3.     Faction and insurrection (Nos. 9-10)

4.     Commercial relations, revenue, and economy in government (Nos. 11-13)

5.     Objections to the Constitution (Nos. 14, 38, 84)

6.     Inadequacy of the Articles of Confederation (Nos. 15-22)

7.     Necessity of energetic government (No. 23)

8.     Defense and militia (Nos. 24-29)

9.     Taxation (Nos. 30-36)

10. Proper form of government; powers of Convention (Nos. 37, 39-40)

11. Powers conferred by the Constitution; restrictions on the states (Nos. 41-46)

12. Structure of government; checks and balances (Nos. 47-51)

13. House of Representatives (Nos. 52-61)

14. Senate (Nos. 62-66)

15. Executive (Nos. 67-77)

16. Judiciary (Nos. 78-83)

In his concluding essay, Federalist No. 85, Hamilton urges readers not to make the perfect—alluring and illusory—the enemy of the satisfactory:

The system, though it may not be perfect in every part, is, upon the whole, a good one; is the best that the present views and circumstances of the country will permit; and is such an one as promises every species of security which a reasonable people can desire.

[. . .] I never expect to see a perfect work from imperfect man.

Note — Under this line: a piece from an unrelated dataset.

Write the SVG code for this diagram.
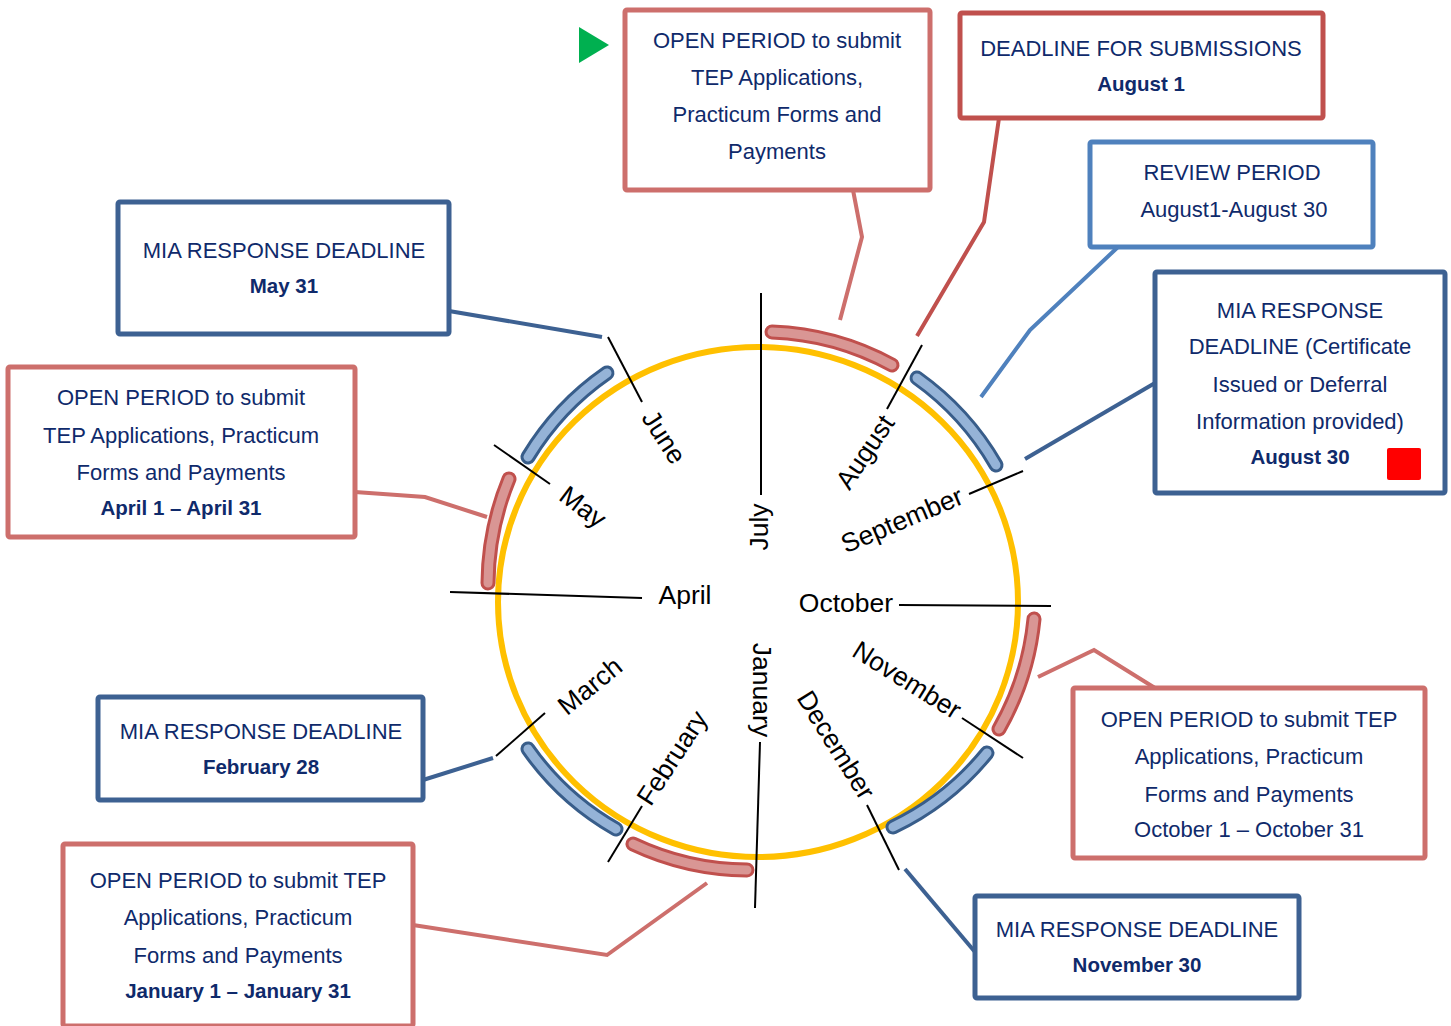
<svg xmlns="http://www.w3.org/2000/svg" width="1451" height="1026" viewBox="0 0 1451 1026">
<style>
  .bx{fill:#fff;stroke-width:5}
  .red{stroke:#CD6F6C}
  .dred{stroke:#C0504D}
  .blu{stroke:#3D6192}
  .lblu{stroke:#4F81BD}
  .t{font-family:"Liberation Sans",Arial,sans-serif;font-size:22px;fill:#0F2A6B;text-anchor:middle}
  .b{font-weight:bold;font-size:20.5px}
  .m{font-family:"Liberation Sans",Arial,sans-serif;font-size:26.5px;fill:#000;text-anchor:middle}
  .tick{stroke:#000;stroke-width:2;fill:none}
  .con{fill:none;stroke-width:4}
  .bo{fill:none;stroke-width:15;stroke-linecap:round}
  .bi{fill:none;stroke-width:9;stroke-linecap:round}
  .ro{stroke:#C0504D}.ri{stroke:#D99694}
  .uo{stroke:#385D8A}.ui{stroke:#95B3D7}
</style>
<rect width="1451" height="1026" fill="#fff"/>

<g id="wheel">
  <ellipse cx="758" cy="602" rx="260" ry="255" fill="none" stroke="#FFC000" stroke-width="6"/>
  <g id="bands">
    <path class="bo ro" d="M772 332 A272 272 0 0 1 892 365"/>
    <path class="bi ri" d="M772 332 A272 272 0 0 1 892 365"/>
    <path class="bo uo" d="M917 378 A277 277 0 0 1 996 465"/>
    <path class="bi ui" d="M917 378 A277 277 0 0 1 996 465"/>
    <path class="bo ro" d="M1034 619 A276 276 0 0 1 999 729"/>
    <path class="bi ri" d="M1034 619 A276 276 0 0 1 999 729"/>
    <path class="bo uo" d="M987 753 A273 273 0 0 1 893 827"/>
    <path class="bi ui" d="M987 753 A273 273 0 0 1 893 827"/>
    <path class="bo ro" d="M747 870 A271 271 0 0 1 633 844"/>
    <path class="bi ri" d="M747 870 A271 271 0 0 1 633 844"/>
    <path class="bo uo" d="M616 829 A272 272 0 0 1 528 749"/>
    <path class="bi ui" d="M616 829 A272 272 0 0 1 528 749"/>
    <path class="bo ro" d="M488 583 A279 279 0 0 1 509 479"/>
    <path class="bi ri" d="M488 583 A279 279 0 0 1 509 479"/>
    <path class="bo uo" d="M528 457 A275 275 0 0 1 607 373"/>
    <path class="bi ui" d="M528 457 A275 275 0 0 1 607 373"/>
  </g>
  <g id="ticks">
    <line class="tick" x1="608" y1="337" x2="642" y2="402"/>
    <line class="tick" x1="494" y1="445" x2="550" y2="484"/>
    <line class="tick" x1="450" y1="592" x2="642" y2="598"/>
    <line class="tick" x1="761" y1="293" x2="761" y2="495"/>
    <line class="tick" x1="922" y1="345" x2="887" y2="409"/>
    <line class="tick" x1="1023" y1="471" x2="969" y2="494"/>
    <line class="tick" x1="899" y1="605" x2="1051" y2="606"/>
    <line class="tick" x1="962" y1="718" x2="1023" y2="758"/>
    <line class="tick" x1="867" y1="805" x2="899" y2="870"/>
    <line class="tick" x1="760" y1="742" x2="755" y2="908"/>
    <line class="tick" x1="642" y1="806" x2="608" y2="862"/>
    <line class="tick" x1="545" y1="713" x2="496" y2="756"/>
  </g>
  <g id="months">
    <text class="m" transform="translate(664,437) rotate(57)" dy="9">June</text>
    <text class="m" transform="translate(583,507) rotate(37)" dy="9">May</text>
    <text class="m" x="685" y="604">April</text>
    <text class="m" transform="translate(759,527) rotate(-90)" dy="9">July</text>
    <text class="m" transform="translate(865,452) rotate(-56)" dy="9">August</text>
    <text class="m" transform="translate(902,520) rotate(-23)" dy="9">September</text>
    <text class="m" x="846" y="612">October</text>
    <text class="m" transform="translate(907,680) rotate(32)" dy="9">November</text>
    <text class="m" transform="translate(836,745) rotate(58)" dy="9">December</text>
    <text class="m" transform="translate(762,690) rotate(90)" dy="9">January</text>
    <text class="m" transform="translate(672,758) rotate(-57)" dy="9">February</text>
    <text class="m" transform="translate(590,686) rotate(-39)" dy="9">March</text>
  </g>
</g>

<g id="connectors">
  <polyline class="con red" points="853,190 862,237 840,320"/>
  <polyline class="con dred" points="999,118 984,222 917,336"/>
  <polyline class="con lblu" points="1118,247 1030,330 981,397"/>
  <polyline class="con blu" points="1155,383 1025,459"/>
  <polyline class="con blu" points="449,311 602,337"/>
  <polyline class="con red" points="355,492 425,497 487,517"/>
  <polyline class="con blu" points="423,780 493,758"/>
  <polyline class="con red" points="413,925 607,955 707,883"/>
  <polyline class="con red" points="1155,688 1094,650 1038,677"/>
  <polyline class="con blu" points="975,952 905,869"/>
</g>

<g id="start-marker">
  <polygon points="579,27 609,45 579,63" fill="#00B050"/>
</g>

<g id="open-jul">
  <rect class="bx red" x="625" y="10" width="305" height="180" rx="2"/>
  <text class="t" x="777" y="48">OPEN PERIOD to submit</text>
  <text class="t" x="777" y="85">TEP Applications,</text>
  <text class="t" x="777" y="122">Practicum Forms and</text>
  <text class="t" x="777" y="159">Payments</text>
</g>

<g id="deadline-aug1">
  <rect class="bx dred" x="960" y="13" width="363" height="105" rx="2"/>
  <text class="t" x="1141" y="56">DEADLINE FOR SUBMISSIONS</text>
  <text class="t b" x="1141" y="91">August 1</text>
</g>

<g id="review">
  <rect class="bx lblu" x="1090" y="142" width="283" height="105" rx="2"/>
  <text class="t" x="1232" y="180">REVIEW PERIOD</text>
  <text class="t" x="1234" y="217">August1-August 30</text>
</g>

<g id="mia-aug30">
  <rect class="bx blu" x="1155" y="272" width="290" height="221" rx="2"/>
  <text class="t" x="1300" y="318">MIA RESPONSE</text>
  <text class="t" x="1300" y="354">DEADLINE (Certificate</text>
  <text class="t" x="1300" y="392">Issued or Deferral</text>
  <text class="t" x="1300" y="429">Information provided)</text>
  <text class="t b" x="1300" y="464">August 30</text>
  <rect x="1387" y="448" width="34" height="32" rx="2" fill="#FF0000"/>
</g>

<g id="mia-may31">
  <rect class="bx blu" x="118" y="202" width="331" height="132" rx="2"/>
  <text class="t" x="284" y="258">MIA RESPONSE DEADLINE</text>
  <text class="t b" x="284" y="293">May 31</text>
</g>

<g id="open-apr">
  <rect class="bx red" x="8" y="367" width="347" height="170" rx="2"/>
  <text class="t" x="181" y="405">OPEN PERIOD to submit</text>
  <text class="t" x="181" y="443">TEP Applications, Practicum</text>
  <text class="t" x="181" y="480">Forms and Payments</text>
  <text class="t b" x="181" y="515">April 1 – April 31</text>
</g>

<g id="mia-feb28">
  <rect class="bx blu" x="98" y="697" width="325" height="103" rx="2"/>
  <text class="t" x="261" y="739">MIA RESPONSE DEADLINE</text>
  <text class="t b" x="261" y="774">February 28</text>
</g>

<g id="open-jan">
  <rect class="bx red" x="63" y="844" width="350" height="182" rx="2"/>
  <text class="t" x="238" y="888">OPEN PERIOD to submit TEP</text>
  <text class="t" x="238" y="925">Applications, Practicum</text>
  <text class="t" x="238" y="963">Forms and Payments</text>
  <text class="t b" x="238" y="998">January 1 – January 31</text>
</g>

<g id="open-oct">
  <rect class="bx red" x="1073" y="688" width="352" height="170" rx="2"/>
  <text class="t" x="1249" y="727">OPEN PERIOD to submit TEP</text>
  <text class="t" x="1249" y="764">Applications, Practicum</text>
  <text class="t" x="1249" y="802">Forms and Payments</text>
  <text class="t" x="1249" y="837">October 1 – October 31</text>
</g>

<g id="mia-nov30">
  <rect class="bx blu" x="975" y="896" width="324" height="102" rx="2"/>
  <text class="t" x="1137" y="937">MIA RESPONSE DEADLINE</text>
  <text class="t b" x="1137" y="972">November 30</text>
</g>
</svg>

The result of the deliberations of all collective bodies must necessarily be a compound, as well of the errors and prejudices, as of the good sense and wisdom, of the individuals of whom they are composed. The compacts which are to embrace thirteen distinct States in a common bond of amity and union, must as necessarily be a compromise of as many dissimilar interests and inclinations. How can perfection spring from such materials?

Thank heaven for Hamilton, Madison, and Jay! Their advocacy worked. (Barely. New York’s ratification vote was closer than that of any preceding state: 30 to 27.) And their words have endured, proving as timeless as they were timely, continuing to demonstrate the necessity and merit of our miraculous Constitution.